Pictures are excluded. Copy exactly, and only, the lines from the one containing "Recreate this image" through the one containing "from plotly.subplots import make_subplots", both ends included.

═════ DATASET EXCERPTS ═════

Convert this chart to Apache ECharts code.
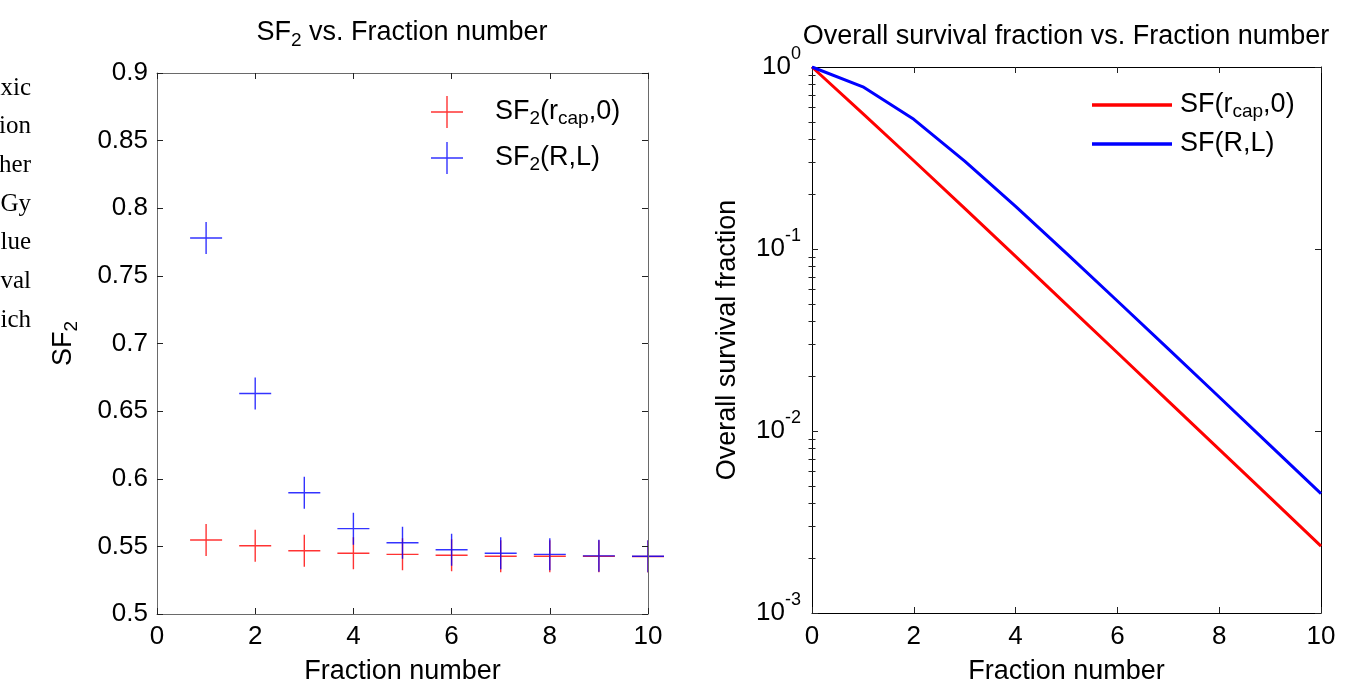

═════
═════ DATASET EXCERPTS ═════

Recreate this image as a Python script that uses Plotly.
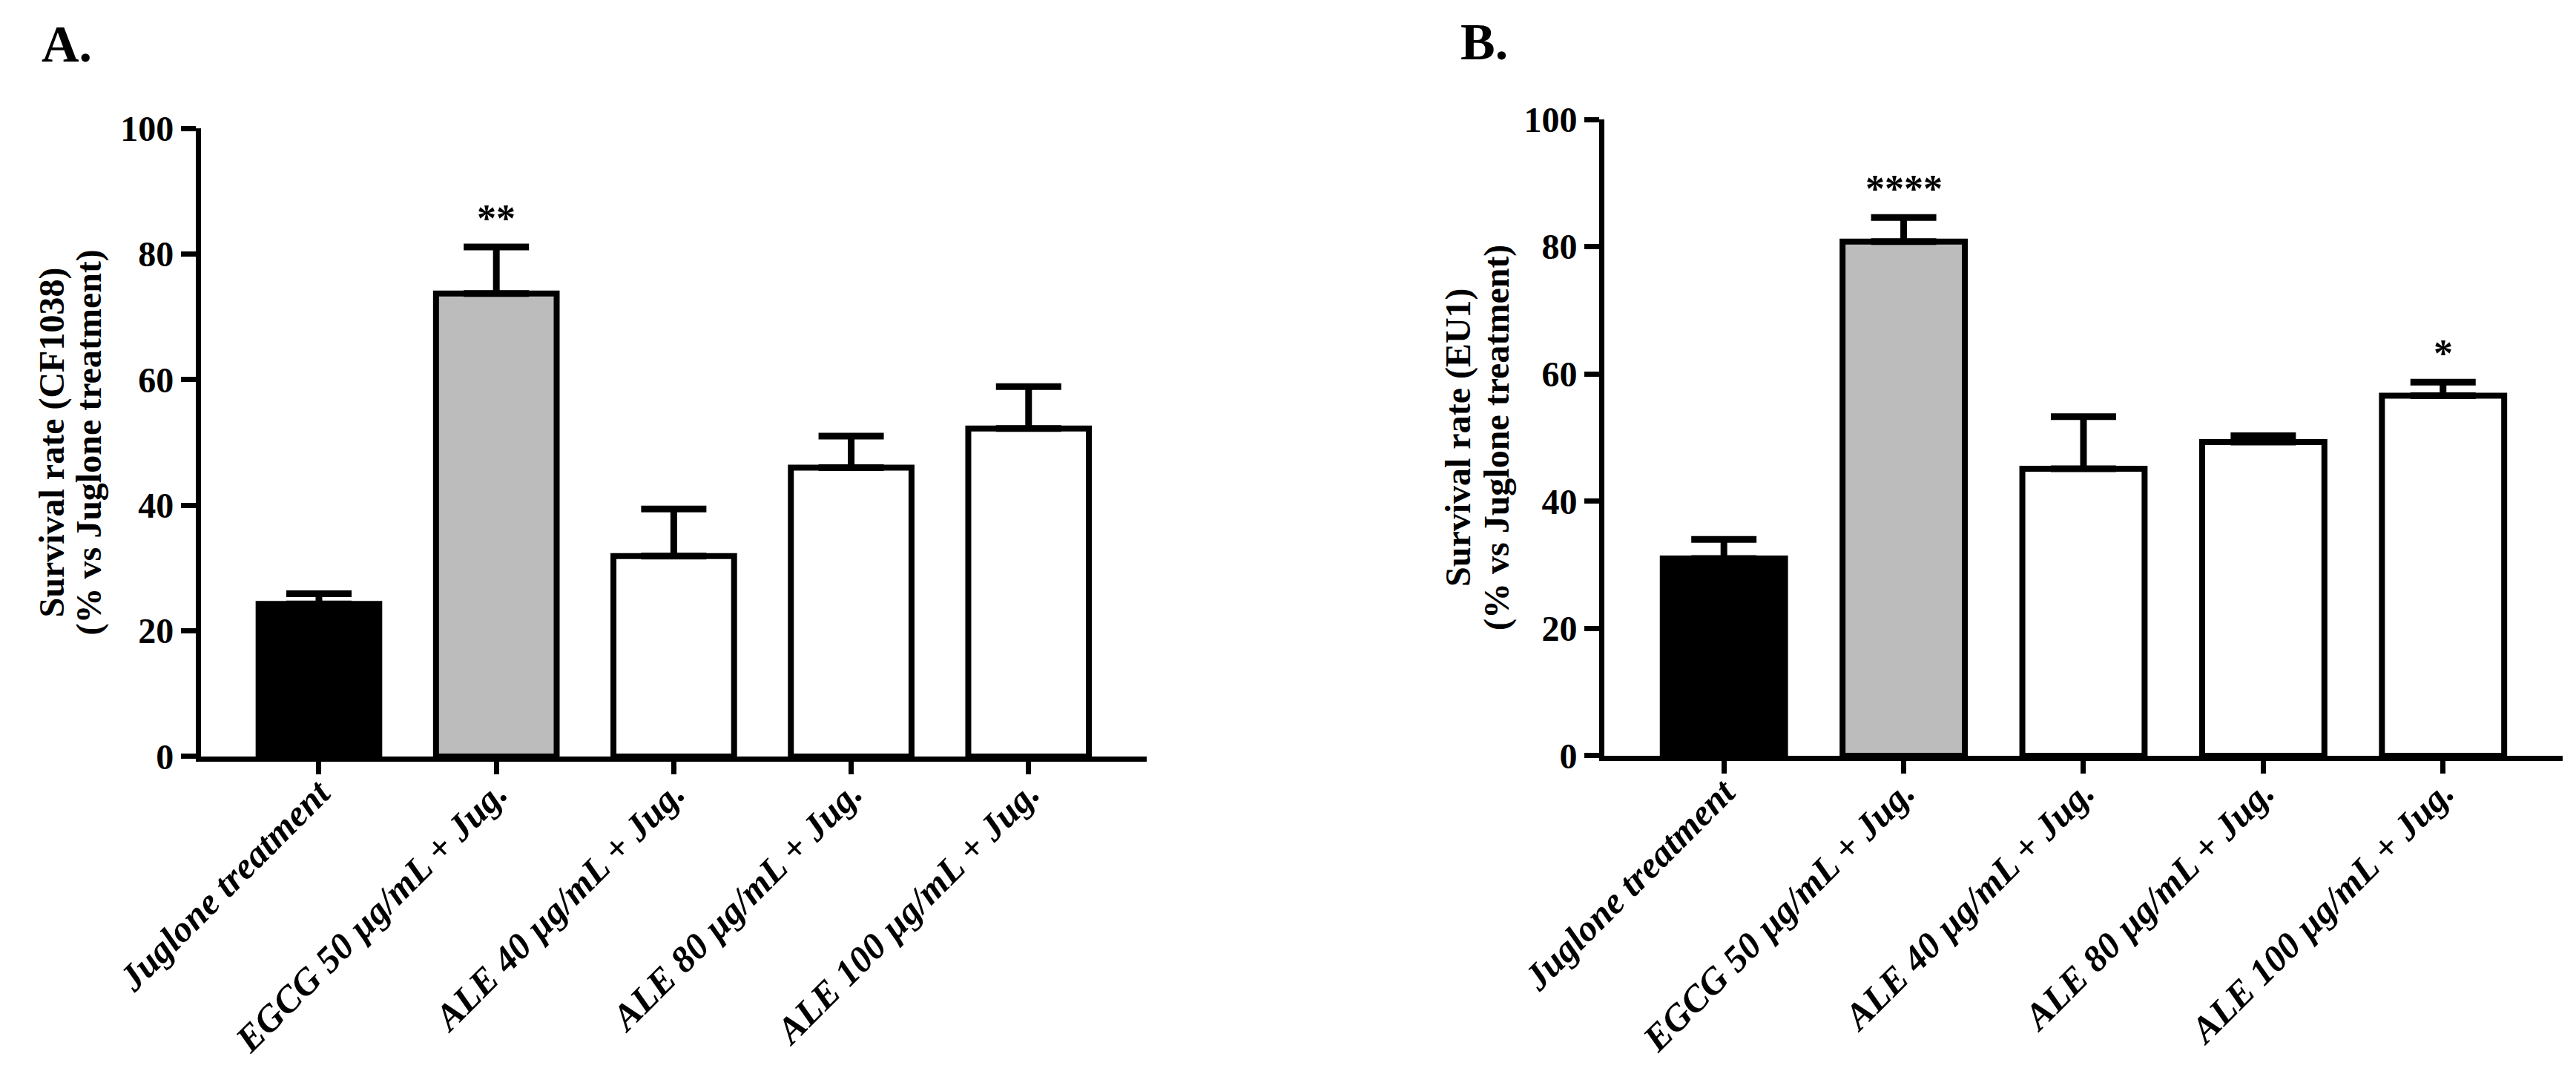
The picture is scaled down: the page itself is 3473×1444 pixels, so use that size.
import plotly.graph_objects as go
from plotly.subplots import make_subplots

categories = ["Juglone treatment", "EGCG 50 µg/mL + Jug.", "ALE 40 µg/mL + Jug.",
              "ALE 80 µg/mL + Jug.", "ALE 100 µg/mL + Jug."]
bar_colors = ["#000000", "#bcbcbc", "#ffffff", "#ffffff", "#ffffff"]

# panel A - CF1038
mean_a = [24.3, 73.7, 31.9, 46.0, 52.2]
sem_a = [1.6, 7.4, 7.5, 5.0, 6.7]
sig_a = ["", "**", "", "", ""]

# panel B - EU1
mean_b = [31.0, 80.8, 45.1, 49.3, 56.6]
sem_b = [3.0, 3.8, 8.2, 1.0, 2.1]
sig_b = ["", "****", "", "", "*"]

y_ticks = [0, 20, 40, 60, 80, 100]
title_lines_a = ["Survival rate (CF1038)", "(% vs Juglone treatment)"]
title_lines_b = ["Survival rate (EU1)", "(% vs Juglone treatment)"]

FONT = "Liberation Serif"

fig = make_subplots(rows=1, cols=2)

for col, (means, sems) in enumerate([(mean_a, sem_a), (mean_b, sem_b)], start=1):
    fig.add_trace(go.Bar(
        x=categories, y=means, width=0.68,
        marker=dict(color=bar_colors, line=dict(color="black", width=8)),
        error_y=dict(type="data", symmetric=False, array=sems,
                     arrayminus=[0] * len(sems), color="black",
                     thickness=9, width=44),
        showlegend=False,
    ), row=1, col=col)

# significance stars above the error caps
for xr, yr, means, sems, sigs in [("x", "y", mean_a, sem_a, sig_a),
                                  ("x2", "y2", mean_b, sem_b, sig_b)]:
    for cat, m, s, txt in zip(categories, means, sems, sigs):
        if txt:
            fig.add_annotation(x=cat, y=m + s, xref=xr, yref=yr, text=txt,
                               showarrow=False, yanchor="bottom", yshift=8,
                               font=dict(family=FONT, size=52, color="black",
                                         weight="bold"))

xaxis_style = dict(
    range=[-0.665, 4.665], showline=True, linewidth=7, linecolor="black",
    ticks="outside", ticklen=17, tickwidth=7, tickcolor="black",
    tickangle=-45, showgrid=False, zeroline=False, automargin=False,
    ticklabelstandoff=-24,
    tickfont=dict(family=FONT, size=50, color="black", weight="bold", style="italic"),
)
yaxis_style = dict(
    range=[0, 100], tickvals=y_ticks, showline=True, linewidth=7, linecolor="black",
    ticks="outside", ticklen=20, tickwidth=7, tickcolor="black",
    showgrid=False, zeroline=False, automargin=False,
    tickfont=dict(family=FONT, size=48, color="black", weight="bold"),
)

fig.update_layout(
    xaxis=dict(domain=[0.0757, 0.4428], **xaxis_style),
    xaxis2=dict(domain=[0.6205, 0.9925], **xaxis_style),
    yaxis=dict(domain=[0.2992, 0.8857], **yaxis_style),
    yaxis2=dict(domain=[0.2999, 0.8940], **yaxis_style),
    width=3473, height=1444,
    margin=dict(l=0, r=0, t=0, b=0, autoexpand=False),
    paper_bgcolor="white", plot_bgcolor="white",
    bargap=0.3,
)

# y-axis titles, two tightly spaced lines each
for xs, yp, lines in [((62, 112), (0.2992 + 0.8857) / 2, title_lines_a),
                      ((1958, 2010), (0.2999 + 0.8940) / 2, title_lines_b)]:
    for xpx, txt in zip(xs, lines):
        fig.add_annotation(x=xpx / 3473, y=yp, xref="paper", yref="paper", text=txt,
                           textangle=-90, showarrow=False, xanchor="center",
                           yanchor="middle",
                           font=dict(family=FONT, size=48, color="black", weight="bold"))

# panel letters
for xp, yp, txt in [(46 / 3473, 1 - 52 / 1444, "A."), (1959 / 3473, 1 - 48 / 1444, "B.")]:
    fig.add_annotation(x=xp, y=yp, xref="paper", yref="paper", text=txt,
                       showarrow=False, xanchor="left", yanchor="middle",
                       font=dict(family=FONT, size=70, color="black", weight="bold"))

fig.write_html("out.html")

═════
═════ DATASET EXCERPTS ═════

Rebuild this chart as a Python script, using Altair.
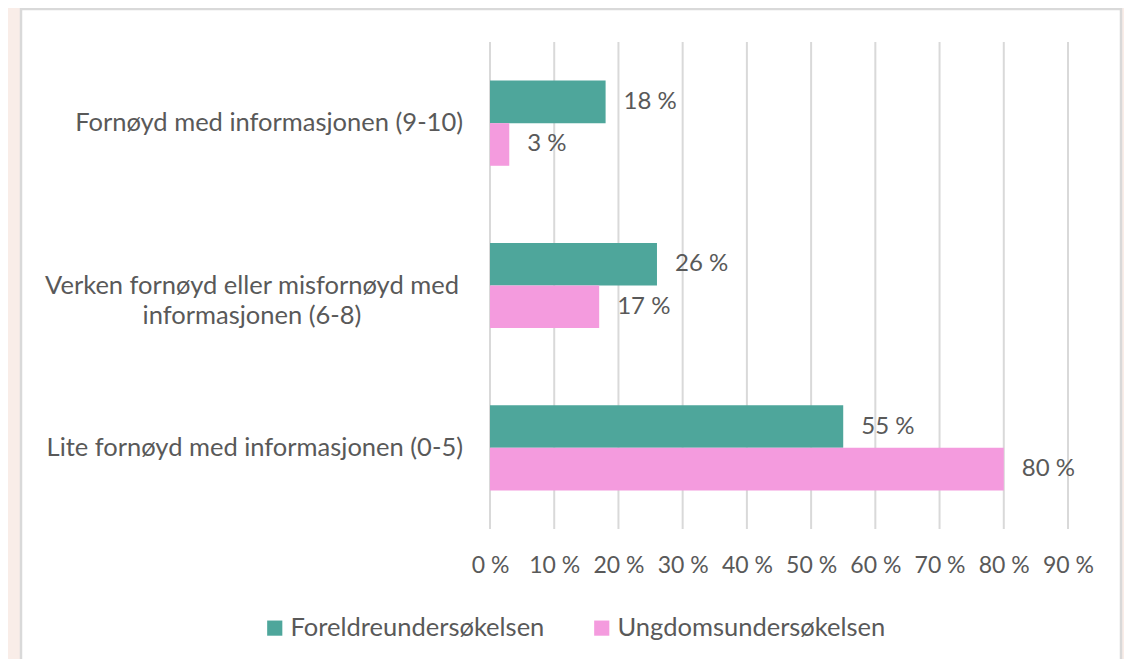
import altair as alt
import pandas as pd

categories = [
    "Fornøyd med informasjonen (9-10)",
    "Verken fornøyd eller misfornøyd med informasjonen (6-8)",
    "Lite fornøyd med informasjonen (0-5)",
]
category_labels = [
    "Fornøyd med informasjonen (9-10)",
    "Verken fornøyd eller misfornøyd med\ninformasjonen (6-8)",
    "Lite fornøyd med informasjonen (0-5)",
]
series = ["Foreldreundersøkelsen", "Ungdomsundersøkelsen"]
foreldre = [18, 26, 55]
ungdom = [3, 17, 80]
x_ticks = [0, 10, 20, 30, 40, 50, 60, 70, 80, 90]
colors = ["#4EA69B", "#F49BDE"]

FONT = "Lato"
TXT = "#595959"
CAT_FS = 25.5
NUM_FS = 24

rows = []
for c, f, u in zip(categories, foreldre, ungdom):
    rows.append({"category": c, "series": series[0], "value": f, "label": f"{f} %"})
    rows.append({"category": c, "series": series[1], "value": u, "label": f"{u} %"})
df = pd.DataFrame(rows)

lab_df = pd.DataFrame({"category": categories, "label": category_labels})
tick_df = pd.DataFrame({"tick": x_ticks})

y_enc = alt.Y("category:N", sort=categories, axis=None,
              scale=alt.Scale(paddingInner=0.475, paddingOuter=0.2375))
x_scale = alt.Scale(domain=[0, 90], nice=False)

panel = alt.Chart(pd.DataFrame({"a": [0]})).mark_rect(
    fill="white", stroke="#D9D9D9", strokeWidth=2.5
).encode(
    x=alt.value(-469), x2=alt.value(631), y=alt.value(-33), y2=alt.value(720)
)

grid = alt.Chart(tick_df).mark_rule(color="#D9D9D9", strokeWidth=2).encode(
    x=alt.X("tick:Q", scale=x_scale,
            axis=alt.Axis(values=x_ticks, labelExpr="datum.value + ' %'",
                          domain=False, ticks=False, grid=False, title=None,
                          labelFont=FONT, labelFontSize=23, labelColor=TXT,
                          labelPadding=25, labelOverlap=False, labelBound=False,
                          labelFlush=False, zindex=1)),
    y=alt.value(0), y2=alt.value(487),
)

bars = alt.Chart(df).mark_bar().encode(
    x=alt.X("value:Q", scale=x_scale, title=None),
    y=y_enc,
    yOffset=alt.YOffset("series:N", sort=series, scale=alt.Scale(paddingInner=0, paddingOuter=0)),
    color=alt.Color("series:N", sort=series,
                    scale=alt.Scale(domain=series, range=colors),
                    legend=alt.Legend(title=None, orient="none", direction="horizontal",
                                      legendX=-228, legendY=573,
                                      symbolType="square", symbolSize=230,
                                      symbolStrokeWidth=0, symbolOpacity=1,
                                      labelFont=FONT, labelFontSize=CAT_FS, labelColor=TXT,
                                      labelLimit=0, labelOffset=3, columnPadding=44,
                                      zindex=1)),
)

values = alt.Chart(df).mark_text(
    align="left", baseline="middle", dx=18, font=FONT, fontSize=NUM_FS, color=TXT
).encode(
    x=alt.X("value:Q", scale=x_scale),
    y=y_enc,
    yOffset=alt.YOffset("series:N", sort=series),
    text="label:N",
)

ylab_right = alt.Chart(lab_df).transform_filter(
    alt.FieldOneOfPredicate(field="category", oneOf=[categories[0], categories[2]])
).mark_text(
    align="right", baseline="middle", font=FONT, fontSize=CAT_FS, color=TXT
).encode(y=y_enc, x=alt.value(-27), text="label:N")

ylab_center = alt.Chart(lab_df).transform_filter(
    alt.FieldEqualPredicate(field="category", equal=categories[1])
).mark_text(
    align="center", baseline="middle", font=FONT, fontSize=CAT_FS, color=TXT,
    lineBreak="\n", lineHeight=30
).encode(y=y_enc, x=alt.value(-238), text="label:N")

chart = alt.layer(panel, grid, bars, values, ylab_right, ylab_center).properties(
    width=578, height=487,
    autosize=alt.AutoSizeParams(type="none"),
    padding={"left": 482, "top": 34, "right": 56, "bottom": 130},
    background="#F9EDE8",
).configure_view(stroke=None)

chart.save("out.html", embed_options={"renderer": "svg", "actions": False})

═════

— SOLUTION TO THIS PROBLEM —
Recreate this image as a Python script that uses Plotly.
The picture is scaled down: the page itself is 3473×1444 pixels, so use that size.
import plotly.graph_objects as go
from plotly.subplots import make_subplots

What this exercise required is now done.